Trump Could Make Terrorism Threat 'Worse,' Former Obama Official Says

Hundreds of people rally against a travel ban signed by President Donald Trump during a protest at Detroit Metropolitan Airport in Romulus, Michigan, on January 29. Trump has renewed calls for the ban following the most recent terrorist attack in England. REUTERS/Rebecca Cook

As President Donald Trump called for an "expedited hearing" for the "watered-down travel ban before the Supreme Court" Monday morning, a former Obama administration national security official expressed concern that Trump's ban could make terrorism worse.

Lisa Monaco, the former assistant to President Obama for homeland security and counterterrorism, said the ban could put America in greater danger. "I don't think, from a national security counterterrorism perspective, it gets at the problem," Monaco said on CNN's New Day. "And indeed, it could make it worse."

Trump's renewed focus on his twice-struck-down travel ban comes following the terrorist attack in London over the weekend. The attack, the third of its kind in England in recent months, resulted in seven deaths and dozens of serious injuries.

The president's initial signing of an executive order indefinitely barring individuals from seven Muslim-majority countries was met with widespread protests and struck down in court for discriminating on the basis of religion. A second, revised travel ban was struck down for the same reason.

During his campaign, Trump called for banning Muslims from entering the United States, a promise that has stymied his attempts to initiate the travel ban.

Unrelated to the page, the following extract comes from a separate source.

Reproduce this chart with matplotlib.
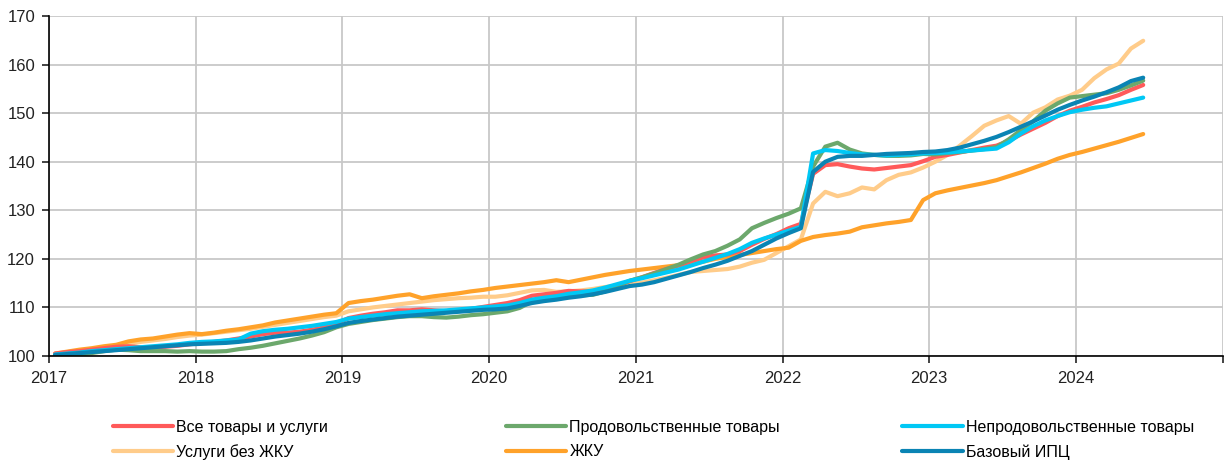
import numpy as np
import matplotlib
matplotlib.use("Agg")
import matplotlib.pyplot as plt

plt.rcParams['font.family'] = ['Liberation Sans Narrow', 'Liberation Sans', 'DejaVu Sans']

# monthly index, Dec 2016 = 100, Jan 2017 .. Jun 2024
all_goods = [100.5, 100.8, 101.0, 101.3, 101.6, 101.9, 102.0, 101.8, 101.8, 101.9, 102.1, 102.4,
             102.7, 102.9, 103.2, 103.6, 104.0, 104.5, 104.8, 104.8, 105.0, 105.4, 105.9, 106.7,
             107.8, 108.3, 108.7, 109.0, 109.4, 109.4, 109.6, 109.4, 109.2, 109.4, 109.7, 110.1,
             110.5, 110.9, 111.5, 112.4, 112.7, 113.0, 113.4, 113.3, 113.3, 113.7, 114.5, 115.4,
             116.2, 117.1, 117.9, 118.6, 119.5, 120.3, 120.7, 120.9, 121.6, 122.9, 124.1, 125.1,
             126.3, 127.2, 137.5, 139.3, 139.5, 139.0, 138.6, 138.4, 138.7, 139.0, 139.3, 140.1,
             141.0, 141.4, 141.9, 142.4, 142.9, 143.3, 144.3, 145.6, 146.8, 148.0, 149.4, 150.5,
             151.3, 152.2, 152.9, 153.7, 154.8, 155.8]
food = [100.1, 100.1, 100.3, 100.6, 101.0, 101.3, 101.2, 101.0, 101.0, 101.0, 100.9, 101.0,
        100.9, 100.9, 101.0, 101.4, 101.7, 102.1, 102.6, 103.1, 103.6, 104.2, 104.9, 105.9,
        106.6, 107.0, 107.4, 107.7, 108.0, 108.2, 108.2, 108.0, 107.9, 108.1, 108.4, 108.6,
        108.9, 109.2, 109.9, 111.2, 111.7, 112.0, 112.4, 112.5, 112.6, 113.3, 114.4, 115.5,
        116.2, 117.0, 117.9, 118.8, 119.9, 120.9, 121.6, 122.7, 124.0, 126.3, 127.4, 128.4,
        129.3, 130.4, 139.0, 143.1, 143.9, 142.5, 141.7, 141.4, 141.2, 141.2, 141.3, 141.6,
        141.5, 141.8, 142.0, 142.3, 142.6, 143.0, 144.6, 146.5, 148.3, 150.5, 152.0, 153.2,
        153.5, 153.8, 154.1, 154.8, 155.7, 156.7]
nonfood = [100.3, 100.5, 100.7, 101.0, 101.2, 101.4, 101.6, 101.8, 102.0, 102.2, 102.4, 102.7,
           102.9, 103.0, 103.2, 103.4, 104.6, 105.1, 105.4, 105.6, 105.9, 106.2, 106.6, 107.0,
           107.7, 108.0, 108.3, 108.6, 108.8, 109.0, 109.2, 109.3, 109.4, 109.6, 109.8, 110.0,
           110.2, 110.4, 110.9, 111.6, 112.0, 112.3, 112.8, 113.1, 113.5, 114.1, 114.8, 115.5,
           116.0, 116.6, 117.2, 117.8, 118.6, 119.4, 120.2, 121.0, 122.0, 123.3, 124.2, 125.0,
           125.8, 126.6, 141.7, 142.4, 142.2, 141.8, 141.5, 141.4, 141.3, 141.4, 141.5, 141.7,
           141.8, 141.9, 142.1, 142.3, 142.5, 142.7, 144.0, 145.8, 147.3, 148.5, 149.4, 150.2,
           150.7, 151.1, 151.4, 152.0, 152.6, 153.2]
services = [100.3, 100.6, 101.0, 101.3, 101.7, 102.0, 102.5, 102.9, 103.2, 103.5, 103.9, 104.2,
            104.4, 104.7, 105.0, 105.3, 105.6, 106.0, 106.4, 106.8, 107.2, 107.6, 108.0, 108.3,
            109.2, 109.6, 110.0, 110.3, 110.6, 110.9, 111.2, 111.5, 111.7, 111.9, 112.0, 112.2,
            112.2, 112.5, 113.0, 113.5, 113.6, 113.2, 113.3, 113.5, 113.8, 114.2, 114.5, 114.9,
            115.1, 115.6, 116.1, 116.7, 117.3, 117.5, 117.7, 117.9, 118.4, 119.2, 119.8, 121.2,
            122.6, 124.0, 131.4, 133.8, 132.9, 133.5, 134.7, 134.3, 136.2, 137.3, 137.8, 138.8,
            140.0, 141.4, 143.3, 145.3, 147.4, 148.5, 149.4, 147.8, 150.1, 151.2, 152.8, 153.6,
            154.8, 157.2, 159.0, 160.2, 163.3, 164.9]
utilities = [100.5, 100.9, 101.3, 101.6, 102.0, 102.3, 103.0, 103.4, 103.6, 104.0, 104.4, 104.7,
             104.5, 104.8, 105.2, 105.5, 105.9, 106.3, 106.9, 107.3, 107.7, 108.1, 108.5, 108.8,
             110.9, 111.3, 111.6, 112.0, 112.4, 112.7, 111.9, 112.3, 112.6, 112.9, 113.3, 113.6,
             114.0, 114.3, 114.6, 114.9, 115.2, 115.6, 115.2, 115.7, 116.2, 116.7, 117.1, 117.5,
             117.8, 118.1, 118.4, 118.7, 119.0, 119.4, 120.0, 120.4, 120.8, 121.2, 121.6, 122.0,
             122.3, 123.7, 124.5, 124.9, 125.2, 125.6, 126.5, 126.9, 127.3, 127.6, 128.0, 132.1,
             133.5, 134.1, 134.6, 135.1, 135.6, 136.2, 137.0, 137.8, 138.7, 139.6, 140.6, 141.4,
             142.0, 142.7, 143.4, 144.1, 144.9, 145.7]
core = [100.2, 100.4, 100.6, 100.8, 101.0, 101.2, 101.4, 101.6, 101.8, 102.0, 102.2, 102.4,
        102.5, 102.6, 102.7, 102.9, 103.2, 103.6, 104.0, 104.3, 104.6, 105.0, 105.5, 106.1,
        106.8, 107.2, 107.5, 107.8, 108.1, 108.3, 108.5, 108.7, 108.9, 109.1, 109.3, 109.5,
        109.6, 109.8, 110.3, 110.9, 111.3, 111.6, 112.0, 112.3, 112.7, 113.2, 113.8, 114.4,
        114.7, 115.2, 115.9, 116.6, 117.3, 118.1, 118.8, 119.6, 120.6, 121.6, 122.9, 124.2,
        125.3, 126.3, 137.9, 140.0, 141.0, 141.2, 141.2, 141.4, 141.6, 141.7, 141.8, 142.0,
        142.1, 142.4, 142.9, 143.6, 144.3, 145.1, 146.1, 147.2, 148.3, 149.5, 150.7, 151.7,
        152.6, 153.4, 154.3, 155.3, 156.6, 157.3]

labels = ['Все товары и услуги', 'Продовольственные товары', 'Непродовольственные товары',
          'Услуги без ЖКУ', 'ЖКУ', 'Базовый ИПЦ']
colors = ['#FF5A5A', '#6CA86C', '#00C8F5', '#FFCC8A', '#FFA22A', '#0A84B4']
years = list(range(2017, 2025))

# mid-month positions in fractional years
t = 2017 + (np.arange(len(all_goods)) + 0.5) / 12

fig = plt.figure(figsize=(12.24, 4.61), dpi=100)
ax = fig.add_axes([0.04, 0.2278, 0.9589, 0.7375])

series = [all_goods, food, nonfood, services, utilities, core]
order = [3, 4, 0, 1, 2, 5]  # drawing order (core and nonfood on top)
lines = {}
for i in order:
    ln, = ax.plot(t, series[i], color=colors[i], lw=3, solid_capstyle='round',
                  solid_joinstyle='round', label=labels[i])
    lines[i] = ln

ax.set_xlim(2017, 2025)
ax.set_ylim(100, 170)
ax.set_xticks(years + [2025])
ax.set_xticklabels([str(y) for y in years] + [''])
ax.set_yticks(range(100, 171, 10))
ax.grid(True, color='#C8C8C8', lw=1.3)
ax.set_axisbelow(True)
for s in ['top', 'right']:
    ax.spines[s].set_visible(False)
ax.spines['left'].set_color('black')
ax.spines['bottom'].set_color('black')
ax.spines['left'].set_linewidth(1.2)
ax.spines['bottom'].set_linewidth(1.2)
ax.tick_params(axis='both', labelsize=12, colors='#222222', length=5, width=1.2)
ax.tick_params(axis='y', pad=5)
ax.tick_params(axis='x', pad=6)

# legend: three columns placed separately
xs = [0.092, 0.413, 0.737]
for col in range(3):
    hs = [lines[col], lines[col + 3]]
    fig.legend(handles=hs, labels=[labels[col], labels[col + 3]], loc='upper left',
               bbox_to_anchor=(xs[col], 0.09), frameon=False, fontsize=11.5,
               handlelength=3.8, handletextpad=0.2, labelspacing=0.6,
               borderaxespad=0, borderpad=0)

fig.savefig('out.png', dpi=100)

"The Justice Dept. should have stayed with the original Travel Ban, not the watered down, politically correct version they submitted to S.C," Trump tweeted early Monday morning.

The president has staunchly defended the need for the ban, while opponents of the proposal argue that the ban would simply fuel more anti-American sentiment by framing the issue as a fight against Islam.

There have been no fatal terrorist attacks in the United States in recent years by anyone from Iran, Iraq, Libya, Somalia, Sudan, Syria or Yemen, the seven countries included in the initial travel ban. Iraq was removed from the list in the more recent proposal.

Although the lawsuits against the ban referenced Trump's use of the word "ban" and members of the administration, including Sean Spicer, tried to avoid using that word, Trump was defiant Monday morning.

"People, the lawyers and the courts can call it whatever they want, but I am calling it what we need and what it is, a TRAVEL BAN!," Trump tweeted.

Monaco also pointed out that while the identities of those involved in the most recent London attack have not been released, the Manchester bombing and Westminster Bridge incident were committed by British citizens.

"The bottom line is, it doesn't get at the problem that we're confronting here, which is, in many respects, inspired violence or homegrown violence," she said.